The blade cross-sectional area is easy to compute: it’s just the blade width times the thickness. But there’s a twist: the width that should be used is the distance from the back of the blade to the base of the tooth – the “gullet – not the tip of the tooth. Most blade widths indicate the distance from the back to the tip, so you’ll need to measure the distance from the gullet.
The appropriate force setting is now just the recommended tension times the cross-sectional area.
As an example, consider a 1/2″ blade that’s 0.025″ thick. Measuring the width at the blade gullet with a caliper gives 0.394″, so the cross-sectional area is (0.025) * (0.394) = 0.00985 square inches. The recommended tension for this blade is 15,000-20,000 psi, so the force needed is between (15,000) * (0.00985) = 147.75 lbs and (20,000) * (0.00985) = 197 lbs. Thus the blade will be tensioned correctly if the tension indicator is somewhere between the 150 and 200 lb settings. (It’s worth noting that for my saw, with the replacement spring and after shimming to correct the 0 location, the 150 lb setting is quite close to the default setting for a 1/2″ blade, as seen in the photo above.)
To make this even easier and quicker, I created a spreadsheet to do the math and provide handy reference tables, shown below. The columns indicate the tension desired, and the rows the width of the blade as measured to the gullet. The entries in the table then give the force setting needed. Each table is for a specified blade thickness; since I generally use 0.025″ thick blades on my 14” bandsaw, I printed the table out for that thickness and taped it next to my bandsaw. All that’s needed now is to measure the blade width back-to-gullet and look up the force needed.

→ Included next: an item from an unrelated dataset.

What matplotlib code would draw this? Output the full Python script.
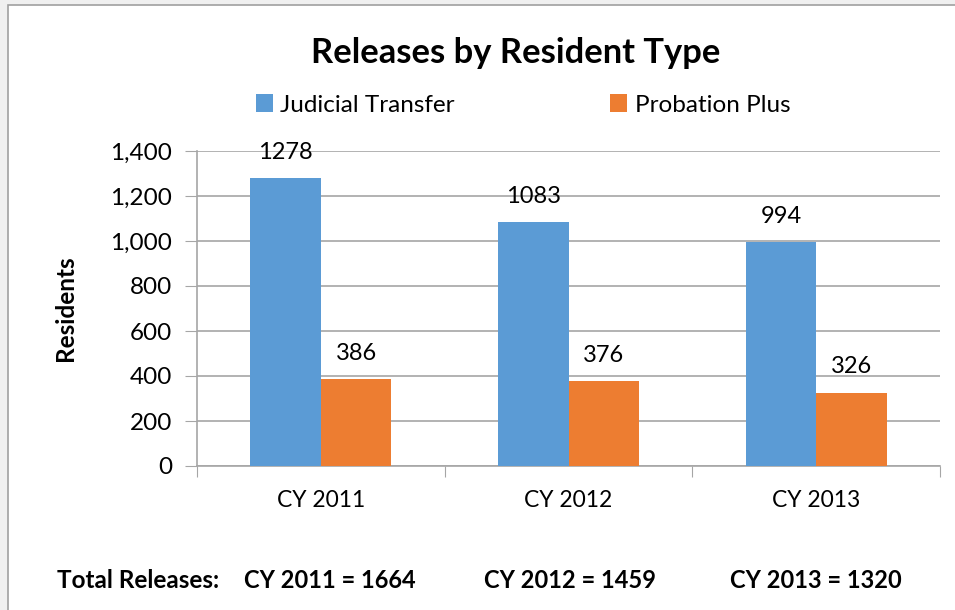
import matplotlib.pyplot as plt
import numpy as np
from matplotlib.patches import Rectangle

categories = ["CY 2011", "CY 2012", "CY 2013"]
judicial = [1278, 1083, 994]
probation = [386, 376, 326]
totals = [1664, 1459, 1320]
series_names = ["Judicial Transfer", "Probation Plus"]
yticks = [0, 200, 400, 600, 800, 1000, 1200, 1400]

plt.rcParams['font.family'] = ['Lato', 'DejaVu Sans']

blue = '#5b9bd5'
orange = '#ed7d31'
grid = '#a6a6a6'

fig = plt.figure(figsize=(9.55, 6.10), dpi=100)
fig.patch.set_facecolor('#f0f0f0')
# white chart area with gray border
fig.patches.append(Rectangle((8/955, -0.1), 1.2, (605+61)/610, transform=fig.transFigure,
                             facecolor='white', edgecolor='#a0a0a0', lw=1.2, zorder=-10))

ax = fig.add_axes([197/955, 144/610, 743/955, 315/610])
ax.set_facecolor('white')
x = np.arange(len(categories))
w = 0.285
b1 = ax.bar(x - w/2, judicial, w, color=blue, zorder=3)
b2 = ax.bar(x + w/2, probation, w, color=orange, zorder=3)

for bars, vals in ((b1, judicial), (b2, probation)):
    for b, v in zip(bars, vals):
        ax.annotate(str(v), (b.get_x() + b.get_width()/2, v), xytext=(0, 11),
                    textcoords='offset points', ha='center', va='bottom', fontsize=17)

ax.set_xlim(-0.5, 2.5)
ax.set_ylim(0, 1400)
ax.set_yticks(yticks)
ax.set_yticklabels([f"{t:,}" for t in yticks], fontsize=17.5)
ax.yaxis.grid(True, color=grid, lw=1.2, zorder=0)
ax.tick_params(axis='y', length=9, color=grid, pad=9)

ax.set_xticks([-0.5, 0.5, 1.5, 2.5])
ax.set_xticklabels([])
ax.tick_params(axis='x', length=8, color=grid)
for xi, c in zip(x, categories):
    ax.text(xi, -0.11, c, transform=ax.get_xaxis_transform(), ha='center', va='center', fontsize=16.5)

for s in ['top', 'right']:
    ax.spines[s].set_visible(False)
ax.spines['left'].set_color(grid)
ax.spines['bottom'].set_color(grid)
ax.spines['left'].set_linewidth(1.2)
ax.spines['bottom'].set_linewidth(1.2)

ax.set_ylabel("Residents", fontsize=17.5, fontweight='bold', labelpad=24)

fig.text(516/955, 1 - 53/610, "Releases by Resident Type", ha='center', va='center',
         fontsize=24.8, fontweight='bold')

# legend
leg = ax.legend([b1, b2], series_names, loc='center', bbox_to_anchor=(523/955, 1 - 105/610),
                bbox_transform=fig.transFigure, ncol=2, frameon=False, fontsize=17.5,
                handlelength=0.7, handleheight=0.7, handletextpad=0.3, columnspacing=6.4)

fig.text(57/955, 1 - 580/610, "Total Releases:", ha='left', va='center', fontsize=17.5, fontweight='bold')
for xc, c, t in zip([330, 570, 816], categories, totals):
    fig.text(xc/955, 1 - 580/610, f"{c} = {t}", ha='center', va='center', fontsize=17, fontweight='bold')

fig.savefig("out.png", dpi=100, facecolor=fig.get_facecolor())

Remember that these tables are for the force marking as indicated above, where the reading on the scale is divided by two to give the force on each of the two blade segments between the two wheels.
For 0.025″ blade thickness
|Force (lbs)||Tension (PSI)|
|Width (to gullet)||10000||15000||20000||25000||30000|
For 0.032″ blade thickness
|Force (lbs)||Tension (PSI)|
|Width (to gullet)||10000||15000||20000||25000||30000|
With a small investment and a little time, you can calibrate your bandsaw’s tension gauge to a much more flexible and useful scale, in pounds of force. This will help you to know that you’re tensioning your bandsaw blades correctly as recommended by the blade manufacturer, regardless of blade width or thickness or type, eliminating the guesswork that comes from using the bandsaw manufacturer’s generic settings.
You might also find, as I did, that your saw may not support all available blades at the recommended tensions. The spring on my saw at full compression exerts about 200 lbs force on the blade. That’s sufficient to get a standard 1/2″ blade (0.400″ wide back-to-gullet) that’s 0.025″ thick tensioned to 20,000 psi, which by the information in the appendix should be about right. But I have a 0.024″ thick 3/4″ Laguna Resaw King carbide blade (0.620″ wide back-to-gullet), and 200 lbs will only tension this to about 13,000 psi., which is below the recommended tension of 16,000 psi.
Below are some blade tension recommendations as published by various journals and manufacturers.
“Bandsaw blades require tension and lots of it to consistently produce straight, uniform cuts, especially in thick or dense stock. Most blade manufacturers recommend 15,000 psi to 20,000 psi for a common carbon-steel blade. However, bimetal, spring-steel, and carbide-tipped blades are much stronger than carbon-steel blades, so manufacturers recommend a much higher tension: 25,000 psi to 30,000 psi.”
“For carbon steel toothed blades (cutting blades) [tension] is typically 15,000 to 25,000 PSI. Slitting type blades typically are tensioned in the range of 12,000 to 20,000 PSI. In general bandsaw blades are never tensioned past 35,000 psi.”
Blade manufacturers typically recommend a range of blade tensions for their products. In general, it is desirable to use the lowest blade tension that will provide a satisfactory quality cut. Too little band tension and the blade may not cut straight regardless of workpiece feed speed and pressure. Over tightening the blade will shorten the life of the blade wheel rubber, bearings, and blade.”
|Saw Blades||Width, in||Tension, psi|
|Primalloy TM ; Intenss TM PRO-VTH; Intenss TM PRO; Versatix TM MP; Intenss TM ; Advanz TM MC7, Advanz TM MC5, TS, CS, FS and CG||¾ , 1, 1-¼||20,000-35,000|
|Primalloy TM ; Intenss TM PRO-VTH; Intenss TM PRO; Versatix TM MP; Intenss TM ; Advanz TM MC7, MC5, Advanz TM TS, CS and FS||1-½ and greater||30,000-40,000|
|Intenss TM ; Intenss TM PRO-DIE; Univerz TM ; Duratec TM SFB; Band Knives High-carbon Steel||Up to ½||20,000-25,000|
|Duratec TM SFB; Duratec TM FC; Band Knives High-carbon Steel||Above ¾||20,000-30,000|
|Width||Minimum/Maximum tension (psi)
|3/8″ x .032||11,000/14,000|
|1/2″ x .032||12,000/15,000|
|3/4″ x .025||11,000/14,000|
(from personal communication with Morgan Helshoj)
The recommended tension for the Resaw King line of blades is 16,000 psi.